Continuous integration and delivery (CI/CD) streamline and accelerate the process and time it takes to deliver new features to our users, from the initial idea to successful release in production. Until your software is finally in the hands of your customers, your return on investment is zero. So, it’s important to be able to get your app and all its subsequent feature improvements or patches delivered to your users as quickly and reliably as possible.
One GitHub feature often used in the CI/CD deployment pipeline is GitHub Actions, used to automate tasks within your software development life cycle. Workflows in GitHub Actions are event-driven, meaning that you configure a series of actions to run after a specific event has occurred. So, you can create custom workflows directly in your GitHub repository. For example, you can trigger a workflow when someone pushes to branch, creates a pull request, publishes a release or even on a regular schedule.

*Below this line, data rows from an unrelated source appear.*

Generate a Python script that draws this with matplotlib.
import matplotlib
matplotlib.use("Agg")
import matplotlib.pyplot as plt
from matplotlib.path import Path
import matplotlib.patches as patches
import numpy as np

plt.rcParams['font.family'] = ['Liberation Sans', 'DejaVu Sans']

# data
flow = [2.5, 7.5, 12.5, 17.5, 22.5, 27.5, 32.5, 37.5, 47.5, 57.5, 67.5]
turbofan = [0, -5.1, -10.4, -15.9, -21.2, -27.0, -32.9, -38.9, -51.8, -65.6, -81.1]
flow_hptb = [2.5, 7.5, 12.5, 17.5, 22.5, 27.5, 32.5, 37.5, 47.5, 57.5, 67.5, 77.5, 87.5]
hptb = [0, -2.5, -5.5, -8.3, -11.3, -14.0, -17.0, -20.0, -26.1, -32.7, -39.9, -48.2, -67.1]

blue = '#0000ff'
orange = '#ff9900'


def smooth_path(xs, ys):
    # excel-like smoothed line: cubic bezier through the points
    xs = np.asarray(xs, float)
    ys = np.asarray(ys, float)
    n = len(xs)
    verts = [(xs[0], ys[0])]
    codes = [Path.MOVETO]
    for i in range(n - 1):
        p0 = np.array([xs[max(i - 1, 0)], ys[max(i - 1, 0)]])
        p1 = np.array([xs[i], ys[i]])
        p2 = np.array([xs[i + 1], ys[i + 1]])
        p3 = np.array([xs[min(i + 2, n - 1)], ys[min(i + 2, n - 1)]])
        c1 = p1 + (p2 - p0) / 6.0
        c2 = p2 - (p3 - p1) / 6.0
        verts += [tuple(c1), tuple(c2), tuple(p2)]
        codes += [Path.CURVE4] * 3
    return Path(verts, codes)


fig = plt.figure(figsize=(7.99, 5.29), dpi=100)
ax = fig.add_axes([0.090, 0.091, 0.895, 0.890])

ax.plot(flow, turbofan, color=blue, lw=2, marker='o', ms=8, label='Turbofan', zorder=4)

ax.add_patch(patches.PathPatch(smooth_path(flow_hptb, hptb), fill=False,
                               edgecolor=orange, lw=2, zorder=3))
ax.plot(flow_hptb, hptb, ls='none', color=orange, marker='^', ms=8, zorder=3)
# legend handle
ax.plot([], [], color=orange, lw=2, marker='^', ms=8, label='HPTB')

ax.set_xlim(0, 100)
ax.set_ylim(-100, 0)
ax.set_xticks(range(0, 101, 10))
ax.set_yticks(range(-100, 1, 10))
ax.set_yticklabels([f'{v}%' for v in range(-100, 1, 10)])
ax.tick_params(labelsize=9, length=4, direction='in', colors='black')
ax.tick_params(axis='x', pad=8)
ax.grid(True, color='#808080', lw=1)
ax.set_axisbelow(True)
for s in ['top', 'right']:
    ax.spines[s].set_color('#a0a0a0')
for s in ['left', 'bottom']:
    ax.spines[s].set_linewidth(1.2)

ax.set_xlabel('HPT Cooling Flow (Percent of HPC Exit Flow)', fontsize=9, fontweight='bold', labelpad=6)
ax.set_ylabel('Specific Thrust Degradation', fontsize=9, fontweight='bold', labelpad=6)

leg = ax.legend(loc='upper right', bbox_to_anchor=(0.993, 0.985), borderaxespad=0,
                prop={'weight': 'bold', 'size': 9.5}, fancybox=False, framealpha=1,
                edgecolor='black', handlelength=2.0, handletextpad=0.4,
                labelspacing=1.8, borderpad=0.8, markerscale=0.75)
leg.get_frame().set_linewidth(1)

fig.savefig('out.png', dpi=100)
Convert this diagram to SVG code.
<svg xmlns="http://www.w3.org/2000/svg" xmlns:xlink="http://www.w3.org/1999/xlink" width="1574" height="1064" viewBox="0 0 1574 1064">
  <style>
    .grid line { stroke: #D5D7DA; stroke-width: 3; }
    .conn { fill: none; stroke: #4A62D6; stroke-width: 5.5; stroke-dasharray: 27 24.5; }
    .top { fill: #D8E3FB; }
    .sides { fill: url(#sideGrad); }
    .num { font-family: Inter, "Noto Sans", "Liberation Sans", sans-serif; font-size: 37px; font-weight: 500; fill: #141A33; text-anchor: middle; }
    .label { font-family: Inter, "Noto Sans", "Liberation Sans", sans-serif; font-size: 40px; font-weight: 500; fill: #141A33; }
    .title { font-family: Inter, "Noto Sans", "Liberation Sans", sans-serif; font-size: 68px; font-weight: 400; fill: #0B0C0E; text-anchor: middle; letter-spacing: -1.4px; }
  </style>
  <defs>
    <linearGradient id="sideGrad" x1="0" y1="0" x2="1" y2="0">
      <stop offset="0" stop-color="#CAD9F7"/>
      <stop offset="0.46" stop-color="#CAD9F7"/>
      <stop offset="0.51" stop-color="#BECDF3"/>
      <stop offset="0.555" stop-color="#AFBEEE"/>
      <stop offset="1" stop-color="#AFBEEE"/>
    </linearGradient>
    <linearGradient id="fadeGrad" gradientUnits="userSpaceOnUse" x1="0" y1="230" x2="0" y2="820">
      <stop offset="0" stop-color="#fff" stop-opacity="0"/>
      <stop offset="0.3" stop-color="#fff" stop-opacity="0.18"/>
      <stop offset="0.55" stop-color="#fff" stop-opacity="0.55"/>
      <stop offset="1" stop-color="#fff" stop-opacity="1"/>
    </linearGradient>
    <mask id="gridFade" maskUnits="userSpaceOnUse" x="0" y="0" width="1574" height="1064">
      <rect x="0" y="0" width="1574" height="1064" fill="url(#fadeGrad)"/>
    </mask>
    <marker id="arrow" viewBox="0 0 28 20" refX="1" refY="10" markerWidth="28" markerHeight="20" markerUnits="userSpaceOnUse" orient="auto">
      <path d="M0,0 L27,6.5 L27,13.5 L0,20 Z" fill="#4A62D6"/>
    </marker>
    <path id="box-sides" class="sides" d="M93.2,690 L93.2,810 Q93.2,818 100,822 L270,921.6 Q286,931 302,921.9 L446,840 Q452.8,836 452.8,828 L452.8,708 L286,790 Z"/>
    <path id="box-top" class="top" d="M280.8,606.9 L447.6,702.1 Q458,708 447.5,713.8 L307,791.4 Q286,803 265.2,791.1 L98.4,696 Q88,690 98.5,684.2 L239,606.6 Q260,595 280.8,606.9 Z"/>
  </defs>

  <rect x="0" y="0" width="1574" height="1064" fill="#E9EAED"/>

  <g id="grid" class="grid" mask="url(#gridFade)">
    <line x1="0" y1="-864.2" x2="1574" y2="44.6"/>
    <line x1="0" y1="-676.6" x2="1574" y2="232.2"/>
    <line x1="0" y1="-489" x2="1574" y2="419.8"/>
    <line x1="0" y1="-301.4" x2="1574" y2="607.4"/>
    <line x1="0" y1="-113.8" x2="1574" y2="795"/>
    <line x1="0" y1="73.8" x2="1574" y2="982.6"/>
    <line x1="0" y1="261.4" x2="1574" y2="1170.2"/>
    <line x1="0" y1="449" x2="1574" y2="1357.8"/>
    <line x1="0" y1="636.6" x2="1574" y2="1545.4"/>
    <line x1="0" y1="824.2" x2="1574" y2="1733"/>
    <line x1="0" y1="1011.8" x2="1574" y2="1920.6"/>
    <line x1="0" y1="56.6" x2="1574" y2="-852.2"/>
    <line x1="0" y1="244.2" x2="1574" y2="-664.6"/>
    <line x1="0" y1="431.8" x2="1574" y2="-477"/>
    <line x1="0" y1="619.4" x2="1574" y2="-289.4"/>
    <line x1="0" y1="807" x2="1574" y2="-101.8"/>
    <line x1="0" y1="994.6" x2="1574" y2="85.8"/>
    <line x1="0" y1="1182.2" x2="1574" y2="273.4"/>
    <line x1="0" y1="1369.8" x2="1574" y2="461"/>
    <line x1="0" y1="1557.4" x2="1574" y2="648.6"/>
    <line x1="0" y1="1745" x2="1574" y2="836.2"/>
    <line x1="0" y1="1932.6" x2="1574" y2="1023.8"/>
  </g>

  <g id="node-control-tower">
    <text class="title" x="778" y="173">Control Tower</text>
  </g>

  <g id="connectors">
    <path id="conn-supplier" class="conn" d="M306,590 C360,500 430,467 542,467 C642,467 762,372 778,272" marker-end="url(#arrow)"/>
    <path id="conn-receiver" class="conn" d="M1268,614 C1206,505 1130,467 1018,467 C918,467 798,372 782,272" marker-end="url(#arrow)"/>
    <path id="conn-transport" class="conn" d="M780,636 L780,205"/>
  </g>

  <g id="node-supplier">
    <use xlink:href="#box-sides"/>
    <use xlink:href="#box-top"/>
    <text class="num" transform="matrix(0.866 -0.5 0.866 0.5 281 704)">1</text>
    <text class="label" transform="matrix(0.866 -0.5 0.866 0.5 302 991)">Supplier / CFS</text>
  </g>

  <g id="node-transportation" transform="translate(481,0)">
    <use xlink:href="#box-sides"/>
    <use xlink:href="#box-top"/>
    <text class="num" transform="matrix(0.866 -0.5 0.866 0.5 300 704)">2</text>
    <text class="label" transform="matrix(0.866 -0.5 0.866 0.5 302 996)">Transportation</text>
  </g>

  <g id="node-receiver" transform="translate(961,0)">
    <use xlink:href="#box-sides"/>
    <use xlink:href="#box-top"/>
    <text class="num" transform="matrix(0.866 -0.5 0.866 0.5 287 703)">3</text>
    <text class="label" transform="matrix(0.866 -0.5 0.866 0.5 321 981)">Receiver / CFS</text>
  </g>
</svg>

Actions are managed in the same place as all your other repository related features like pull requests and issues, enabling you to manage continuous integration (CI) and continuous deployment (CD) code directly in your repository.
GitHub Actions for streamlining deployments to OCI
The following common GitHub actions from Oracle help streamline the deployment process from GitHub to Oracle Cloud Infrastructure (OCI). All the actions use the same method of configuration authentication credentials, so you only need to configure them once per workflow.
Run an OCI CLI command
This action automatically installs the latest version of OCI CLI and then runs the provided command, automatically redacting any authentication details and other customer-specific identifiers from the log output. You can use the output from this command as input for subsequent actions.
Configure Kubectl for Oracle Container Engine for Kubernetes (OKE)
This action identifies the specified OKE cluster then installs and configures the correct version of kubectl for that cluster. Kubectl is then available for all subsequent actions in a workflow and retains its configuration only while the workflow is active. The Kubernetes Cluster API must be publicly accessible for this action to work, either directly or through a load balancer.
Get or create an Oracle Cloud Infrastructure Registry (OCIR) container image repository
This action takes the name of a repository and the OCID of the compartment in which that repository was created and outputs both the OCID of the repo itself and the URI to the repository in the exact format required by both Docker and Podman. If the image repository doesn’t already exist, it is created automatically.
Log in to OCIR
This action requires an auth_token to create an ephemeral credential store for Docker and Podman. Combine this action with the previous action to push a container image built on GitHub to OCI.
Conclusion
The use of these GitHub actions for OCI deployments is an excellent way to have your deployment pipelines embed OCI CLI commands and Kubernetes CLI commands. The actions ensure that the pipeline is authenticated to OCI and OKE. GitHub Actions makes it easy to automate all your software workflows allowing you to build, test, and deploy your code on Oracle Cloud Infrastructure right from GitHub.